Coordination required (noted in 00-overview.md): Tail-call lowering must not regress closure/environment lifetime correctness. Specifically:

If the tail-recursive function captures variables in a closure environment, the RcDec for the environment must happen at the right time.
Loop lowering replaces the recursive Apply with a Jump back-edge. Any RcDec for closure environments that was between Apply and Jump must be preserved as part of the loop body (before the back-edge Jump).
§04’s closure environment RC fixes are complete — verify that the loop-lowered code still calls RcDec on closure environments at the right time.

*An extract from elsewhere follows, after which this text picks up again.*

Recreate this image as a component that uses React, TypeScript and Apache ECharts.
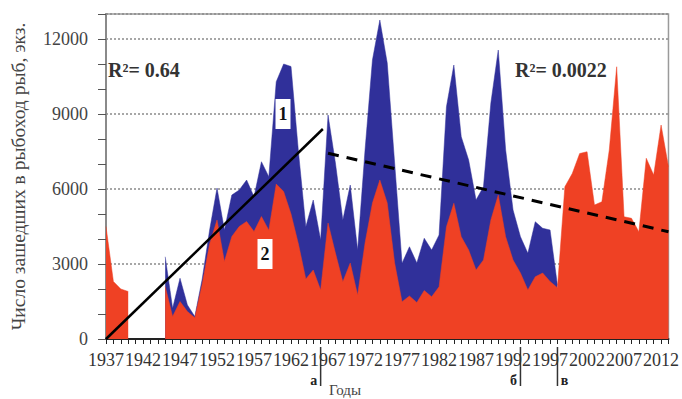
import React, { useEffect, useRef } from "react";
import * as echarts from "echarts";

const startYear = 1937;
const endYear = 2013;
const years: number[] = Array.from({ length: endYear - startYear + 1 }, (_, i) => startYear + i);

// Series 2 (red) — 1937..2013
const redValues: (number | null)[] = [
  4500, 2300, 2000, 1900, null, null, null, null,
  2100, 900, 1500, 1100, 850, 2200, 3800, 4760, 3100, 4100,
  4500, 4700, 4300, 4900, 4350, 6200, 5900, 5000, 3800, 2400,
  2760, 1960, 4640, 3440, 2290, 3040, 1760, 3840, 5440, 6360,
  5440, 3040, 1490, 1720, 1460, 1940, 1690, 2090, 4490, 5430,
  4090, 3560, 2760, 3160, 4760, 5760, 4090, 3160, 2640, 1960,
  2490, 2640, 2300, 2050, 6090, 6620, 7420, 7490, 5360, 5490,
  7560, 10890, 4890, 4830, 4290, 7230, 6560, 8560, 6890,
];

// Series 1 (blue) — 1937..2013
const blueValues: (number | null)[] = [
  null, null, null, null, null, null, null, null,
  3290, 1230, 2430, 1360, 900, 2400, 4360, 6040, 4360, 5760,
  5960, 6360, 5690, 7090, 6490, 10290, 11000, 10900, 7500, 4490,
  5560, 3960, 8960, 7040, 4760, 6160, 3560, 7560, 11160, 12760,
  11040, 7040, 3030, 3690, 3040, 4030, 3560, 4160, 9290, 10960,
  8090, 7160, 5560, 6090, 9440, 11560, 7560, 5160, 4090, 3430,
  4690, 4430, 4360, 2150, null, null, null, null, null, null,
  null, null, null, null, null, null, null, null, null,
];

// Trend lines [year, value]
const trendRising: [number, number][] = [[1937, 0], [1966.3, 8400]];
const trendFlat: [number, number][] = [[1967, 7430], [2013, 4290]];

const periodYears = [1966, 1993, 1998];
const periodLetters = ["а", "б", "в"];
const periodLetterSide = [-1, -1, 1];

const yTitle = "Число зашедших в рыбоход рыб, экз.";
const xTitle = "Годы";

const BLUE = "#30309a";
const RED = "#ef4124";
const SERIF = "'Liberation Serif', 'DejaVu Serif', serif";

export default function App() {
  const ref = useRef<HTMLDivElement>(null);
  useEffect(() => {
    if (!ref.current) return;
    const chart = echarts.init(ref.current, null, { renderer: "svg" });
    const toPairs = (vals: (number | null)[]) => years.map((y, i) => [y, vals[i]]);
    chart.setOption({
      animation: false,
      backgroundColor: "#fff",
      grid: {
        left: 100, right: 9, top: 14, bottom: 60,
        show: true, borderColor: "#9a9a9a", borderWidth: 1.5, backgroundColor: "#fff",
      },
      xAxis: {
        type: "value", min: startYear, max: endYear, interval: 1,
        axisLine: { onZero: false, lineStyle: { color: "#222", width: 2 } },
        axisTick: { show: true, length: 5, lineStyle: { color: "#222", width: 1 } },
        splitLine: { show: false },
        axisLabel: {
          formatter: (v: number) => ((v - startYear) % 5 === 0 ? String(v) : ""),
          fontFamily: SERIF, fontSize: 18, color: "#333", margin: 12,
        },
      },
      yAxis: [
        {
          type: "value", min: 0, max: 13000, interval: 1000,
          axisLine: { show: true, lineStyle: { color: "#8a8a8a", width: 2 } },
          axisTick: { show: true, length: 8, lineStyle: { color: "#555" } },
          splitLine: { show: false },
          axisLabel: {
            formatter: (v: number) => (v % 3000 === 0 ? String(v) : ""),
            fontFamily: SERIF, fontSize: 18, color: "#444", margin: 18,
          },
          name: yTitle, nameLocation: "middle", nameGap: 78, nameRotate: 90,
          nameTextStyle: { fontFamily: SERIF, fontSize: 19.5, color: "#444" },
        },
        {
          type: "value", min: 0, max: 13000, interval: 3000,
          axisLine: { show: false }, axisTick: { show: false }, axisLabel: { show: false },
          splitLine: { show: true, lineStyle: { type: [2, 2], color: "#8a8a8a", width: 1.5 } },
        },
      ],
      series: [
        {
          type: "line", data: toPairs(blueValues), symbol: "none", z: 2,
          lineStyle: { width: 0.5, color: BLUE }, areaStyle: { color: BLUE, opacity: 1 },
        },
        {
          type: "line", data: toPairs(redValues), symbol: "none", z: 3,
          lineStyle: { width: 0.5, color: RED }, areaStyle: { color: RED, opacity: 1 },
        },
        {
          type: "line", data: trendRising, symbol: "none", z: 5,
          lineStyle: { width: 2.5, color: "#000" },
        },
        {
          type: "line", data: trendFlat, symbol: "none", z: 5,
          lineStyle: { width: 3, color: "#000", type: [11, 8] },
        },
      ],
    });

    const axisY = chart.convertToPixel({ yAxisIndex: 0 }, 0) as number;
    const graphics: any[] = [];
    periodYears.forEach((yr, i) => {
      const px = chart.convertToPixel({ xAxisIndex: 0 }, yr) as number;
      graphics.push({
        type: "line", shape: { x1: px, y1: axisY + 8, x2: px, y2: axisY + 47 },
        style: { stroke: "#333", lineWidth: 1.5 }, z: 10,
      });
      graphics.push({
        type: "text", x: px + periodLetterSide[i] * 7, y: axisY + 41,
        style: {
          text: periodLetters[i], fill: "#222", font: `bold 14px ${SERIF}`,
          textAlign: "center", textVerticalAlign: "middle",
        },
        z: 10,
      });
    });
    graphics.push(
      { type: "text", x: 108, y: 70, style: { text: "R²= 0.64", fill: "#333", font: `bold 20px ${SERIF}`, textVerticalAlign: "middle" }, z: 10 },
      { type: "text", x: 515, y: 70, style: { text: "R²= 0.0022", fill: "#333", font: `bold 20px ${SERIF}`, textVerticalAlign: "middle" }, z: 10 },
      { type: "text", x: 283, y: 114, style: { text: "1", fill: "#111", font: `bold 18px ${SERIF}`, textAlign: "center", textVerticalAlign: "middle", backgroundColor: "#fff", padding: [6, 3] }, z: 10 },
      { type: "text", x: 265, y: 254, style: { text: "2", fill: "#111", font: `bold 18px ${SERIF}`, textAlign: "center", textVerticalAlign: "middle", backgroundColor: "#fff", padding: [6, 3] }, z: 10 },
      { type: "text", x: 345, y: 390, style: { text: xTitle, fill: "#444", font: `15px ${SERIF}`, textAlign: "center", textVerticalAlign: "middle" }, z: 10 },
    );
    chart.setOption({ graphic: graphics });

    return () => chart.dispose();
  }, []);
  return <div ref={ref} style={{ width: 682, height: 399, position: "absolute", left: 0, top: 0 }} />;
}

§08 (Loop IR Quality) + §09 (Tail Calls)

As noted in §08’s cross-section analysis: tail call optimization converts recursive calls to loops. The resulting loop has the same structure as a lower_loop loop (header block with params, body, back-edge). §08.2’s invariant-param elimination and §08.1’s CSE apply equally to TCO-generated loops.

Implementation order: §08 SHOULD be implemented before §09 so the loop optimization infrastructure is tested on simpler source-level loops before being applied to TCO-generated loops. TCO-generated loops can then benefit from §08’s optimizations automatically via block_merge.

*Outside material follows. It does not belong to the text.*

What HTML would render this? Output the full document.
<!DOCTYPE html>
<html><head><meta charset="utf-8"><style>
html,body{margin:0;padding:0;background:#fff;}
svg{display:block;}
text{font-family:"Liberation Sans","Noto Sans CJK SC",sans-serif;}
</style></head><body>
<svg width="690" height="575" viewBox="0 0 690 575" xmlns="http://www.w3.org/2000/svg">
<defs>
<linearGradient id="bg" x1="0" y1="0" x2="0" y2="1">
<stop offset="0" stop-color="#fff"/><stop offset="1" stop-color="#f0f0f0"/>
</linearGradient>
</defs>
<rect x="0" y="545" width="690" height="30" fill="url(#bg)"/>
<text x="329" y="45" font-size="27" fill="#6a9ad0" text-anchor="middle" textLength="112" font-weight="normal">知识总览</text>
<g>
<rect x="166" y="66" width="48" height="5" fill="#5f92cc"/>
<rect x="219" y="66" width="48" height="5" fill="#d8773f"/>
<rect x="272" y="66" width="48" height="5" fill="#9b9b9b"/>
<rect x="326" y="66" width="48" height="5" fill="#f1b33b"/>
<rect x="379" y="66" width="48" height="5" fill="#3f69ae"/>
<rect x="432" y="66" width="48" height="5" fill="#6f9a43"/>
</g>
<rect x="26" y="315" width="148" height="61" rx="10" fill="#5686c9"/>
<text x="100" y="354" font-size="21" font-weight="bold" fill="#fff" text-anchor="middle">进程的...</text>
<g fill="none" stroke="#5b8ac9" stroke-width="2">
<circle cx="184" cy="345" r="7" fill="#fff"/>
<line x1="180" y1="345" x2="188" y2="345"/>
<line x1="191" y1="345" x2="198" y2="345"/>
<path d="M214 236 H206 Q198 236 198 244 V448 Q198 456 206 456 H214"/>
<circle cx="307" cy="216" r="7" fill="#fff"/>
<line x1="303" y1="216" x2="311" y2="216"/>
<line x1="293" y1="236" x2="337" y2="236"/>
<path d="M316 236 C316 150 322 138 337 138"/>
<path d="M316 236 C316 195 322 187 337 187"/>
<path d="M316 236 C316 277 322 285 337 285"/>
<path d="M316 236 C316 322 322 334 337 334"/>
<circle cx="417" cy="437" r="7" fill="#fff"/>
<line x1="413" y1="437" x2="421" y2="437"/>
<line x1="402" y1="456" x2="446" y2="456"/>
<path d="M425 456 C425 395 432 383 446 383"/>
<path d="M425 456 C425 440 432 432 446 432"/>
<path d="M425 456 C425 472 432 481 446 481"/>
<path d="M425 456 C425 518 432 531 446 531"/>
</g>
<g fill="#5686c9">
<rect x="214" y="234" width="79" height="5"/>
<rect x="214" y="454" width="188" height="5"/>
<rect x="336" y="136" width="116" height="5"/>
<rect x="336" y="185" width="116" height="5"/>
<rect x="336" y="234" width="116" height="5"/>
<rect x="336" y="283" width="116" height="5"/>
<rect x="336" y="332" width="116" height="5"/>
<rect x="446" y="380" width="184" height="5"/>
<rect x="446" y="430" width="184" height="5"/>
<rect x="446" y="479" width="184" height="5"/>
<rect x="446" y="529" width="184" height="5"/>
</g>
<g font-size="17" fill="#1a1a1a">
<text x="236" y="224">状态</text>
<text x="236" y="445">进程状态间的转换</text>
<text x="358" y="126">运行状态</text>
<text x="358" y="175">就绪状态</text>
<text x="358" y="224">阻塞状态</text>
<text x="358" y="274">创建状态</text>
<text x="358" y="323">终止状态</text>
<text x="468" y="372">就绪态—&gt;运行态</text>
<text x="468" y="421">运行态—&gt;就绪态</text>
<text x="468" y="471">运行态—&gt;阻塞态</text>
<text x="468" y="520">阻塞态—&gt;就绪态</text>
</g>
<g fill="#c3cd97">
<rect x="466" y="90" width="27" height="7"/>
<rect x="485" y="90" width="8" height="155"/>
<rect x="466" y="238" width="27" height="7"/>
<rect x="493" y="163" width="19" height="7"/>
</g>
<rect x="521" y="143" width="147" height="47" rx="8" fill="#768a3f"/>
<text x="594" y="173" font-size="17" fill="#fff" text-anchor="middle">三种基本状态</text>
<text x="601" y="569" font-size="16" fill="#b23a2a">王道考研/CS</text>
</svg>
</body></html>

§01 (Block Merging) + §09 (Tail Calls)

The block_merge pass runs AFTER the tail call rewrite in run_arc_pipeline(). It will:

Remove the dead merge block (Phase 1: compact)
Potentially merge the entry → header chain if entry is a single-predecessor pass-through (Phase 4: merge jump chains). However, the header has 2 predecessors (entry + back-edge), so Phase 4 will NOT merge entry into header.
Clean up any dead block params on the exit block (Phase 6: dead params)

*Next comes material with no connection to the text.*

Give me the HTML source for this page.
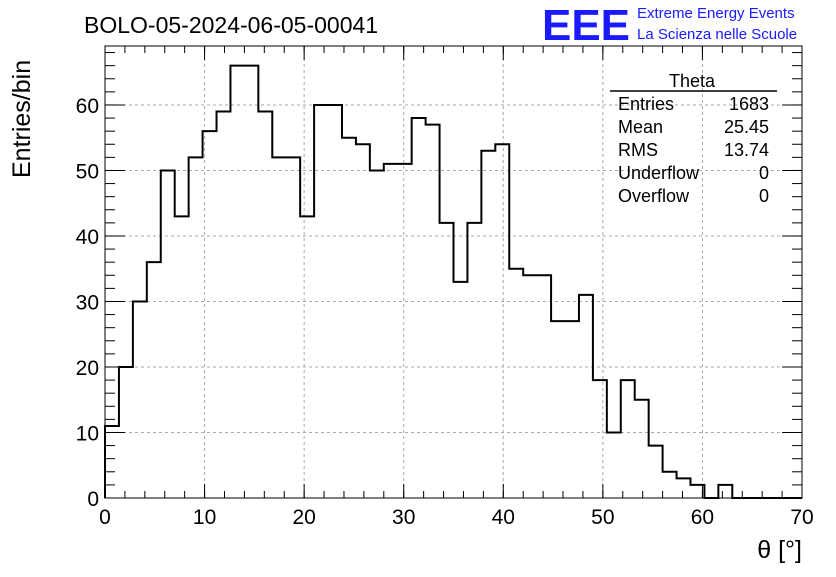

No special handling needed — block_merge operates correctly on TCO-generated loops.

Section 09 Exit Criteria

J3’s gcd function is stack-safe (via loop lowering). A recursion-depth stress test (>100,000) runs without stack overflow in AOT mode. Non-tail-recursive functions show no behavioral change. run_arc_pipeline() is updated with the new pass. __recurse sentinel is resolved. Both recurse() pattern and direct self-recursion are optimized. If deferred, §10.8 has concrete rationale and follow-up plan.